The discovery was met immediately with both skepticism and wild speculation. Because the total amount of methane in the atmosphere is well measured, the methane coming from plants would have to be subtracted out of other known pools to balance the budget. But what to cut, and by how much? Wetlands are the biggest natural source, with a large range (100–200 million t); some scientists thought perhaps they had been overestimated. More controversially, some in the natural-gas industry started to agitate for lowering estimates of human-caused methane sources.
A spate of papers followed, reanalyzing global estimates and chipping away at the higher end of the estimated plant source. Early on, some speculated that plants might actually cause global warming with their methane. Soon it became clear that the warming effect of plant methane would slice off at most a few percent from the cooling effect caused by the CO2 plants take up.
The new global estimates still scale up from the small number of emission rates that Keppler got from individual plants. And when it comes to independent lab and field studies confirming that plants do indeed make methane and explaining how, the research community is almost eerily silent.
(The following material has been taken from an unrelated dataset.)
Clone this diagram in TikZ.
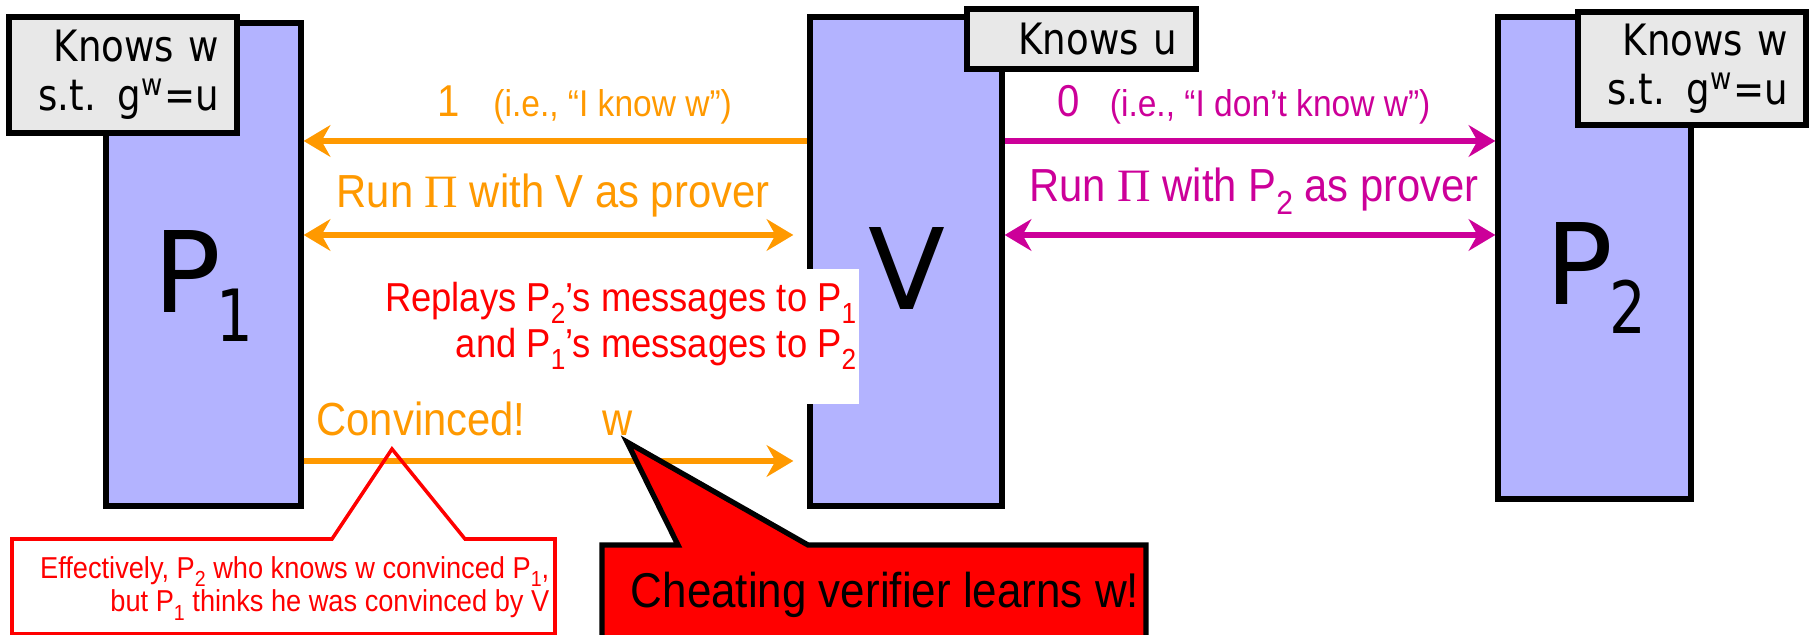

Keppler says his own move from the Max Planck Institute (MPI) for Nuclear Physics to the MPI for Chemistry (Germany) slowed down research for a while. And Khalil's lab stalled out on confirmation work after a colleague had to quit the project. Keppler says it's "just a matter of time," though, before groups he's spoken to publish confirmatory results. He says his group is now "making progress" on a mechanism too, though he's not giving away any details.
As for why no one else has confirmed emissions, both groups cite the painstaking methods needed to measure subatmospheric levels of methane. Khalil's group saw methane levels rise in a preliminary test with a live plant, only to find that lab air was seeping back into the test chamber through a tiny leak. Khalil still thinks that the original work was "probably correct" in its basic finding, though, because it explains otherwise unaccounted for methane over the tropics and in ice cores.
The new study uses a "more accurate" approach that refines the initial "rough" estimate, Keppler says. He maintains that the new paper "confirms that plants might be an important source of atmospheric methane . . . [but] as long as we don't exactly know each source's strength, it's difficult to make any predictions for the future."
Meanwhile, scientists seem a bit unsure what to do with the global flux estimates. "People are using, or not using, these measurements from plants as it suits them right now," Butenhoff says. If a budget doesn't balance, "you can add plants," he says, "but then you can leave [the plant source] out if you don't need it, because it hasn't been proven." He adds that "you can model it and model it," but without more measurements directly from plants, "there's only so far you can go."
In any global budget, "there's always a bit of slush," Khalil says. For now, the plant source of methane has become a budgeting slush fund, and the account just got a little smaller.